Basically I would dilute this concentrate down to the sg that Blackberry would usually be and then add sugar. I would say the sg would be around 1.045 or thyere abouts and then adjust up with sugar. After adjusting up youll most likely need to add some acid back.


----------



## Wiz (Aug 3, 2010)

Wade, are you saying to use 5 gallons of the concentrate with no water in the primary?


----------



## BobF (Aug 4, 2010)

baymktg said:


> Be still my heart. I found some blackberry concentrate here in Costa Rica today. It says mix 3 to one and has sugar added but no sorbates. This sure beats smashing up all those blackberries (Mora in Spanish.) I can't find any recipes using the concentrate. Anyone have a 5 gallon recipe?


 
I'm still experimenting with berries, VH base and juice. This isn't my experience, it's my thinking ....

Recipes typically call for 4# of blackberries/gallon of must. My experience has been that juicing (steam) produces just under a pint of juice per pound of berries.

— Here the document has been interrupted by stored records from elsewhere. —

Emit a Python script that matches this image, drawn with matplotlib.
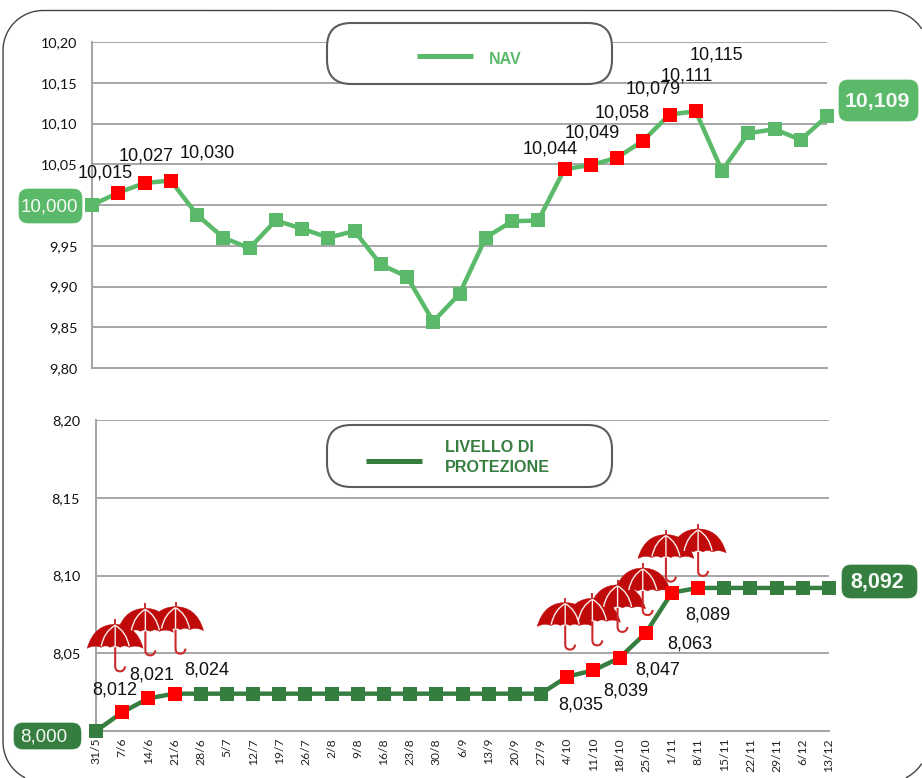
import matplotlib
matplotlib.use("Agg")
import matplotlib.pyplot as plt
import numpy as np
from matplotlib.patches import FancyBboxPatch, PathPatch
from matplotlib.path import Path
from matplotlib.lines import Line2D
from matplotlib.transforms import IdentityTransform

W, H = 922, 778
dates = ["31/5","7/6","14/6","21/6","28/6","5/7","12/7","19/7","26/7","2/8","9/8","16/8","23/8","30/8",
         "6/9","13/9","20/9","27/9","4/10","11/10","18/10","25/10","1/11","8/11","15/11","22/11","29/11","6/12","13/12"]
nav = [10.000,10.015,10.027,10.030,9.988,9.960,9.947,9.981,9.971,9.960,9.968,9.927,9.912,9.857,
       9.891,9.960,9.980,9.981,10.044,10.049,10.058,10.079,10.111,10.115,10.042,10.088,10.093,10.080,10.109]
protection = [8.000,8.012,8.021,8.024,8.024,8.024,8.024,8.024,8.024,8.024,8.024,8.024,8.024,8.024,
              8.024,8.024,8.024,8.024,8.035,8.039,8.047,8.063,8.089,8.092,8.092,8.092,8.092,8.092,8.092]
red_idx = [1,2,3,18,19,20,21,22,23]
nav_ticks = [9.80,9.85,9.90,9.95,10.00,10.05,10.10,10.15,10.20]
prot_ticks = [8.00,8.05,8.10,8.15,8.20]
nav_offsets = [(-13,20),(2,27),(36,28),(-14,20),(1,32),(5,45),(10,52),(17,39),(21,56)]
prot_offsets = [(-7,22),(3,23),(32,24),(14,-28),(32,-21),(38,-12),(44,-11),(36,-22)]
umbrella_offsets = [(-7,-93),(-3,-95),(1,-92),(-2,-79),(-1,-77),(-2,-78),(-3,-70),(-6,-63),(0,-64)]

LIGHT = "#5aba6a"; DARK = "#357e3f"; GRID = "#a6a6a6"; UMB = "#c00a0a"
SANS = "Liberation Sans"; TICK = "Lato"
fmt2 = lambda v: f"{v:.2f}".replace(".", ",")
fmt3 = lambda v: f"{v:.3f}".replace(".", ",")

fig = plt.figure(figsize=(W/100, H/100), dpi=100)
def make_ax(l, r, t, b):
    return fig.add_axes([l/W, 1-b/H, (r-l)/W, (b-t)/H])
ax1 = make_ax(92, 827, 42, 368)
ax2 = make_ax(96, 829, 420, 731)

I = IdentityTransform()
def D(px, py):
    return px, H - py

def round_box(px0, py0, px1, py1, rad, fc, ec, lw=1.5, z=2.6, ax=None):
    x0, y0 = D(px0, py1)
    p = FancyBboxPatch((x0, y0), px1-px0, py1-py0, boxstyle=f"round,pad=0,rounding_size={rad}",
                       fc=fc, ec=ec, lw=lw, transform=I, clip_on=False, zorder=z)
    (ax or ax1).add_patch(p)

def style(ax, vals, ticks, hidden, color, ylim, pad):
    xs = list(range(len(vals)))
    ax.set_xlim(0, len(vals)-1)
    ax.set_ylim(*ylim)
    ax.plot(xs, vals, color=color, lw=3.2, marker="s", ms=10.2, mew=0, clip_on=False, zorder=4, solid_joinstyle="miter")
    ax.plot([xs[i] for i in red_idx], [vals[i] for i in red_idx], ls="", marker="s", ms=10.2, mew=0,
            color="#ff0000", clip_on=False, zorder=5)
    ax.set_yticks(ticks)
    ax.set_yticklabels(["" if t == hidden else fmt2(t) for t in ticks], fontfamily=TICK, fontsize=10.4, color="#111111")
    ax.tick_params(axis="y", length=0, pad=pad)
    ax.grid(axis="y", color=GRID, lw=1.4)
    ax.set_axisbelow(True)
    for s in ["top", "right"]:
        ax.spines[s].set_visible(False)
    for s in ["left", "bottom"]:
        ax.spines[s].set_color(GRID)
        ax.spines[s].set_linewidth(1.5)

style(ax1, nav, nav_ticks, 10.00, LIGHT, (9.80, 10.20), 10.5)
ax1.set_xticks([])
style(ax2, protection, prot_ticks, 8.00, DARK, (8.00, 8.20), 11.5)
ax2.set_xticks(range(len(dates)))
ax2.set_xticklabels(dates, rotation=90, fontfamily=TICK, fontsize=8.7, color="#222222")
ax2.tick_params(axis="x", length=0, pad=5)

# data labels
for i, off in zip(red_idx, nav_offsets):
    ax1.annotate(fmt3(nav[i]), (i, nav[i]), xytext=(off[0]*0.72, off[1]*0.72), textcoords="offset points",
                 ha="center", va="center", fontfamily=SANS, fontsize=13, color="#111111", zorder=6, annotation_clip=False)
for i, off in zip(red_idx[:-1], prot_offsets):
    ax2.annotate(fmt3(protection[i]), (i, protection[i]), xytext=(off[0]*0.72, off[1]*0.72), textcoords="offset points",
                 ha="center", va="center", fontfamily=SANS, fontsize=13, color="#111111", zorder=6, annotation_clip=False)

# umbrellas (pixel shapes anchored to the red points)
def umbrella(ax, cx, top):
    def P(dx, dy):
        return cx + dx, H - (top + dy)
    M, L, C = Path.MOVETO, Path.LINETO, Path.CURVE4
    Q = Path.CURVE3
    verts = [P(-28,29), P(-23,11), P(-12,5), P(0,5), P(12,5), P(23,11), P(28,29)]
    codes = [M, C, C, C, C, C, C]
    edge = [28, 14, 5, -5, -14, -28]
    for a, b in zip(edge[:-1], edge[1:]):
        verts += [P((a+b)/2, 25), P(b, 28 if abs(b) < 28 else 29)]
        codes += [Q, Q]
    verts.append(P(-28,29)); codes.append(Path.CLOSEPOLY)
    ax.add_patch(PathPatch(Path(verts, codes), fc=UMB, ec=UMB, lw=0.3, transform=I, clip_on=False, zorder=3))
    for c1, e in [(-11,-14), (11,14), (0,0)]:
        v = [P(0,6), P(c1,12), P(e,27)]
        ax.add_patch(PathPatch(Path(v, [M, Q, Q]), fc="none", ec="#fbeeee", lw=1.0, transform=I, clip_on=False, zorder=3.1))
    v = [P(0,0), P(0,5)]
    ax.add_patch(PathPatch(Path(v, [M, L]), fc="none", ec=UMB, lw=1.2, transform=I, clip_on=False, zorder=3))
    v = [P(0,28), P(0,47), P(0,52), P(5,52), P(9,52), P(10,47)]
    ax.add_patch(PathPatch(Path(v, [M, L, Q, Q, Q, Q]), fc="none", ec="#cc2a2a", lw=1.5, transform=I, clip_on=False, zorder=3))

for i, off in zip(red_idx, umbrella_offsets):
    x, y = ax2.transData.transform((i, protection[i]))
    umbrella(ax2, x + off[0], H - y + off[1])

# outer frame: rounded rectangle cut at the picture's right and bottom edges
L_, R_, T_, B_, r_ = 3, 928, 10.5, 782, 40
def arc(cx, cy, a0, a1):
    t = np.radians(np.linspace(a0, a1, 60))
    return cx + r_*np.cos(t), cy + r_*np.sin(t)
def keep(xs, ys):
    m = (xs <= W - 0.5) & (ys <= H - 0.5)
    return xs[m], ys[m]
# angles measured in picture pixels, y downwards
x1, y1 = keep(*arc(L_+r_, B_-r_, 90, 180))
x2, y2 = arc(L_+r_, T_+r_, 180, 270)
x3, y3 = keep(*arc(R_-r_, T_+r_, 270, 360))
x4, y4 = keep(*arc(R_-r_, B_-r_, 0, 90))
main_x = np.concatenate([x1, x2, x3]); main_y = np.concatenate([y1, y2, y3])
fig.add_artist(Line2D(main_x, H - main_y, color="#444444", lw=1.0, transform=I, zorder=10))
fig.add_artist(Line2D(x4, H - y4, color="#444444", lw=1.0, transform=I, zorder=10))

# legends
round_box(327, 23, 612, 84, 24, "white", "#5c5c5c", 1.5, 2.6, ax1)
x, y = D(417, 56)
ax1.add_line(Line2D([417, 473], [y, y], color=LIGHT, lw=3.6, transform=I, clip_on=False, zorder=2.7, solid_capstyle="butt"))
ax1.text(*D(489, 60), "NAV", transform=I, color=LIGHT, fontfamily=SANS, fontweight="bold", fontsize=11.5, va="center", ha="left", zorder=2.8, clip_on=False)

round_box(327, 425, 612, 487, 24, "white", "#5c5c5c", 1.5, 2.6, ax2)
x, y = D(366, 461)
ax2.add_line(Line2D([366, 422], [y, y], color=DARK, lw=3.6, transform=I, clip_on=False, zorder=2.7, solid_capstyle="butt"))
ax2.text(*D(445, 448), "LIVELLO DI", transform=I, color=DARK, fontfamily=SANS, fontweight="bold", fontsize=11.6, va="center", ha="left", zorder=2.8, clip_on=False)
ax2.text(*D(445, 467), "PROTEZIONE", transform=I, color=DARK, fontfamily=SANS, fontweight="bold", fontsize=11.6, va="center", ha="left", zorder=2.8, clip_on=False)

# value badges
def badge(ax, box, txt, color, size, weight, txt_x):
    round_box(*box, 9, color, color, 0.5, 3.5, ax)
    ax.text(*D(txt_x, (box[1]+box[3])/2 + 0.5), txt, transform=I, color="#f4f8f4", fontfamily=SANS, fontsize=size,
            fontweight=weight, va="center", ha="center", zorder=6, clip_on=False)

badge(ax1, (19, 189, 82, 223), fmt3(nav[0]), LIGHT, 13.5, "normal", 49)
badge(ax1, (839, 80, 918, 121), fmt3(nav[-1]), LIGHT, 15.3, "bold", 877)
badge(ax2, (14, 723, 81, 749), fmt3(protection[0]), DARK, 13.5, "normal", 44)
badge(ax2, (842, 565, 917, 598), fmt3(protection[-1]), DARK, 15.5, "bold", 877)

fig.savefig("out.png", dpi=100)
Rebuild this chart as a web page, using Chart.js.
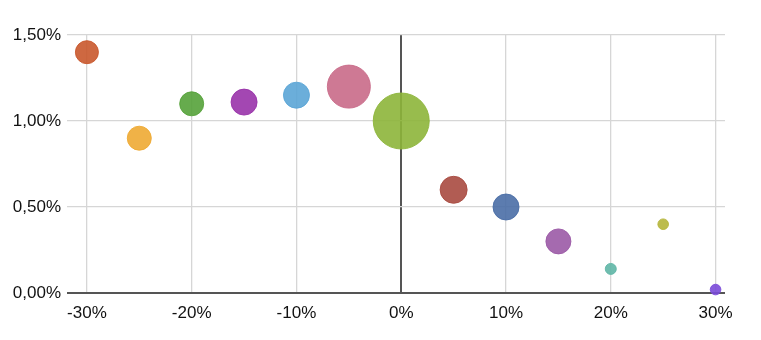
<!DOCTYPE html>
<html>
<head>
<meta charset="utf-8">
<script src="https://cdn.jsdelivr.net/npm/chart.js@4"></script>
<style>
  html, body { margin: 0; padding: 0; background: #fff; }
  #wrap { width: 761px; height: 340px; }
</style>
</head>
<body>
<div id="wrap"><canvas id="chart" width="761" height="340"></canvas></div>
<script>
// x positions (%) of each bubble
var xValues = [-30, -25, -20, -15, -10, -5, 0, 5, 10, 15, 20, 25, 30];
// y values (%) of each bubble
var yValues = [1.40, 0.90, 1.10, 1.11, 1.15, 1.20, 1.00, 0.60, 0.50, 0.30, 0.14, 0.40, 0.02];
// bubble sizes
var bubbleSizes = [11.5, 12, 12, 13, 13, 21.5, 28, 13.5, 13, 12.5, 5.5, 5.3, 5.3];
// bubble colours
var bubbleColors = ['#c9582c', '#eeaa33', '#55a23a', '#9933aa', '#5ba5d6', '#c96a88',
                    '#8db53a', '#a84a40', '#4a6ea6', '#9b5aa6', '#5fb6a6', '#b5b53a', '#7a4ad8'];
// tick values
var xTicks = [-30, -20, -10, 0, 10, 20, 30];
var yTicks = [0, 0.5, 1.0, 1.5];

// build bubble points
var points = [];
for (var i = 0; i < xValues.length; i++) {
    points.push({ x: xValues[i], y: yValues[i], r: bubbleSizes[i] });
}

// add alpha to a hex colour
function fade(hex, a) {
    var n = parseInt(hex.slice(1), 16);
    return 'rgba(' + (n >> 16) + ',' + ((n >> 8) & 255) + ',' + (n & 255) + ',' + a + ')';
}

// grid colour and width: dark for the zero line, light otherwise
function gridColor(ctx) {
    return ctx.tick && ctx.tick.value === 0 ? '#555555' : '#d6d6d6';
}
function gridWidth(ctx) {
    return ctx.tick && ctx.tick.value === 0 ? 2 : 1.3;
}

var tickFont = { family: 'Liberation Sans, Arial, sans-serif', size: 17 };

var chart = new Chart(document.getElementById('chart').getContext('2d'), {
    type: 'bubble',
    data: {
        datasets: [{
            data: points,
            backgroundColor: bubbleColors.map(function (c) { return fade(c, 0.9); }),
            borderColor: bubbleColors.map(function (c) { return fade(c, 0.9); }),
            borderWidth: 1,
            clip: false
        }]
    },
    options: {
        responsive: false,
        animation: false,
        layout: { padding: { top: 35, right: 36, left: 0, bottom: 0 } },
        plugins: { legend: { display: false }, tooltip: { enabled: false } },
        scales: {
            x: {
                type: 'linear',
                min: -31.9,
                max: 30.9,
                afterBuildTicks: function (scale) {
                    scale.ticks = xTicks.map(function (v) { return { value: v }; });
                },
                afterFit: function (scale) { scale.height = 47; },
                border: { display: false },
                grid: { color: gridColor, lineWidth: gridWidth, drawTicks: false },
                ticks: {
                    color: '#111',
                    font: tickFont,
                    padding: 10,
                    callback: function (v) { return v + '%'; }
                }
            },
            y: {
                type: 'linear',
                min: 0,
                max: 1.5,
                afterBuildTicks: function (scale) {
                    scale.ticks = yTicks.map(function (v) { return { value: v }; });
                },
                afterFit: function (scale) { scale.width = 67; },
                border: { display: false },
                grid: { color: gridColor, lineWidth: gridWidth, drawTicks: false },
                ticks: {
                    color: '#111',
                    font: tickFont,
                    padding: 6,
                    callback: function (v) { return v.toFixed(2).replace('.', ',') + '%'; }
                }
            }
        }
    }
});
</script>
</body>
</html>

I would use 4 pints of reconstituted juice per gallon, 20 pints in your case. I would also add 4 or 5# of berries for good measure - if you can get them. This is 50/50, juice and water.

VH blackberry base is 3 qts of juice with maybe a pound of berries. Most that have used this for 3 gallons have said it was 'OK'. This is 25/75, juice and water.

The above should give you even more body/flavor than the VH base.


----------



## Wiz (Aug 4, 2010)

Thanks for the comments. Reading Wade's reply in the morning makes more since than last night. This is a concentrate. Since i won't have a fruit bag in there I can make a 6 gallon batch. I think what I need to know is whether I should buy 1 or 2 gallons of the concentrate.


----------



## sly22guy (Aug 5, 2010)

seems to me like you would need 1.5 gallon concentrate & 4.5 gal water for 6 gallons.


----------